Data items
= = = =

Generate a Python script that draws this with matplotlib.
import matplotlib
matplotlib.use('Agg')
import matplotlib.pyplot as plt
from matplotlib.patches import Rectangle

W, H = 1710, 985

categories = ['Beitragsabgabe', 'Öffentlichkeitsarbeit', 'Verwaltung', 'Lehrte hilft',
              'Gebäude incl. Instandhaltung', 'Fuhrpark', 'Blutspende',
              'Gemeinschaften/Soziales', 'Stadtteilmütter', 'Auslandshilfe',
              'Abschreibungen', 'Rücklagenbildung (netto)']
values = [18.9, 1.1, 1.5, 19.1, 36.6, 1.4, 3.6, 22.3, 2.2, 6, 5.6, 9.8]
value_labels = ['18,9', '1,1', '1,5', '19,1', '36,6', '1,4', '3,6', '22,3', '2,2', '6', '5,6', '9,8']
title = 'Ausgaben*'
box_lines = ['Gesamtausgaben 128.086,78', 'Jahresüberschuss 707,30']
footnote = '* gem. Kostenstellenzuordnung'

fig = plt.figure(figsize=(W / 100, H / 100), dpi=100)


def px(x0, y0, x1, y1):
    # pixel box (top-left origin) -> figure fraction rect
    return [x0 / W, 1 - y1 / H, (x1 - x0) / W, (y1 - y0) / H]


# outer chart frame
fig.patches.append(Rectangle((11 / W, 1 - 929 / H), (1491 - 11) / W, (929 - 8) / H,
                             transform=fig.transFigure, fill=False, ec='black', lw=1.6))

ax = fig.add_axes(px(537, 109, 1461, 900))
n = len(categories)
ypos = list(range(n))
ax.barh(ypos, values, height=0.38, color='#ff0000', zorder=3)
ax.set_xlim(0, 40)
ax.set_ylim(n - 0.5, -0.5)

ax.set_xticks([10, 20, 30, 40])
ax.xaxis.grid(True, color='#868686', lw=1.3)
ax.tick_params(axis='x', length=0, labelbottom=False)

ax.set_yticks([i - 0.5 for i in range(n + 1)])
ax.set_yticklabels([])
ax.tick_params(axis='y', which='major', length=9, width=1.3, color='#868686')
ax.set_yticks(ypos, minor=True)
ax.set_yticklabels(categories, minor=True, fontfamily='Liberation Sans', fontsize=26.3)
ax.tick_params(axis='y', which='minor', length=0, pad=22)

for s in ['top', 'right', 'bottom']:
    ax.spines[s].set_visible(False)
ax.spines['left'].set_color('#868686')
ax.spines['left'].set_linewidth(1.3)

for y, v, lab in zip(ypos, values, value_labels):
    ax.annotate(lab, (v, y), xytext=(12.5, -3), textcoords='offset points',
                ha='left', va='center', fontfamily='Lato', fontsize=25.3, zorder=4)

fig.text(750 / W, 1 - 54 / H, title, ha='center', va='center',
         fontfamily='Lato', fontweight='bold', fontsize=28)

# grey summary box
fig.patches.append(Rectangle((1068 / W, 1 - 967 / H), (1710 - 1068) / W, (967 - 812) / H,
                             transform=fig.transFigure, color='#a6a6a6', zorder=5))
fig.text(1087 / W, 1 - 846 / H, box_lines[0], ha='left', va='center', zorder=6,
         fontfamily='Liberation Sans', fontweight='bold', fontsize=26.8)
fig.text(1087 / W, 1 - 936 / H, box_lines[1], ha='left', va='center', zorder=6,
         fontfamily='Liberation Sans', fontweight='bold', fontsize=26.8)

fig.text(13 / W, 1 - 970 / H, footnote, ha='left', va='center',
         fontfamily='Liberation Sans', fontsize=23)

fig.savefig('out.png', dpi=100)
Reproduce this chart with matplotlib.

= = = =

• **Work to complete**: Output each record precisely as given.

• **Final result**:
Generate a Python script that draws this with matplotlib.
import matplotlib
matplotlib.use('Agg')
import matplotlib.pyplot as plt
from matplotlib.patches import Rectangle

W, H = 1710, 985

categories = ['Beitragsabgabe', 'Öffentlichkeitsarbeit', 'Verwaltung', 'Lehrte hilft',
              'Gebäude incl. Instandhaltung', 'Fuhrpark', 'Blutspende',
              'Gemeinschaften/Soziales', 'Stadtteilmütter', 'Auslandshilfe',
              'Abschreibungen', 'Rücklagenbildung (netto)']
values = [18.9, 1.1, 1.5, 19.1, 36.6, 1.4, 3.6, 22.3, 2.2, 6, 5.6, 9.8]
value_labels = ['18,9', '1,1', '1,5', '19,1', '36,6', '1,4', '3,6', '22,3', '2,2', '6', '5,6', '9,8']
title = 'Ausgaben*'
box_lines = ['Gesamtausgaben 128.086,78', 'Jahresüberschuss 707,30']
footnote = '* gem. Kostenstellenzuordnung'

fig = plt.figure(figsize=(W / 100, H / 100), dpi=100)


def px(x0, y0, x1, y1):
    # pixel box (top-left origin) -> figure fraction rect
    return [x0 / W, 1 - y1 / H, (x1 - x0) / W, (y1 - y0) / H]


# outer chart frame
fig.patches.append(Rectangle((11 / W, 1 - 929 / H), (1491 - 11) / W, (929 - 8) / H,
                             transform=fig.transFigure, fill=False, ec='black', lw=1.6))

ax = fig.add_axes(px(537, 109, 1461, 900))
n = len(categories)
ypos = list(range(n))
ax.barh(ypos, values, height=0.38, color='#ff0000', zorder=3)
ax.set_xlim(0, 40)
ax.set_ylim(n - 0.5, -0.5)

ax.set_xticks([10, 20, 30, 40])
ax.xaxis.grid(True, color='#868686', lw=1.3)
ax.tick_params(axis='x', length=0, labelbottom=False)

ax.set_yticks([i - 0.5 for i in range(n + 1)])
ax.set_yticklabels([])
ax.tick_params(axis='y', which='major', length=9, width=1.3, color='#868686')
ax.set_yticks(ypos, minor=True)
ax.set_yticklabels(categories, minor=True, fontfamily='Liberation Sans', fontsize=26.3)
ax.tick_params(axis='y', which='minor', length=0, pad=22)

for s in ['top', 'right', 'bottom']:
    ax.spines[s].set_visible(False)
ax.spines['left'].set_color('#868686')
ax.spines['left'].set_linewidth(1.3)

for y, v, lab in zip(ypos, values, value_labels):
    ax.annotate(lab, (v, y), xytext=(12.5, -3), textcoords='offset points',
                ha='left', va='center', fontfamily='Lato', fontsize=25.3, zorder=4)

fig.text(750 / W, 1 - 54 / H, title, ha='center', va='center',
         fontfamily='Lato', fontweight='bold', fontsize=28)

# grey summary box
fig.patches.append(Rectangle((1068 / W, 1 - 967 / H), (1710 - 1068) / W, (967 - 812) / H,
                             transform=fig.transFigure, color='#a6a6a6', zorder=5))
fig.text(1087 / W, 1 - 846 / H, box_lines[0], ha='left', va='center', zorder=6,
         fontfamily='Liberation Sans', fontweight='bold', fontsize=26.8)
fig.text(1087 / W, 1 - 936 / H, box_lines[1], ha='left', va='center', zorder=6,
         fontfamily='Liberation Sans', fontweight='bold', fontsize=26.8)

fig.text(13 / W, 1 - 970 / H, footnote, ha='left', va='center',
         fontfamily='Liberation Sans', fontsize=23)

fig.savefig('out.png', dpi=100)
Reproduce this chart with matplotlib.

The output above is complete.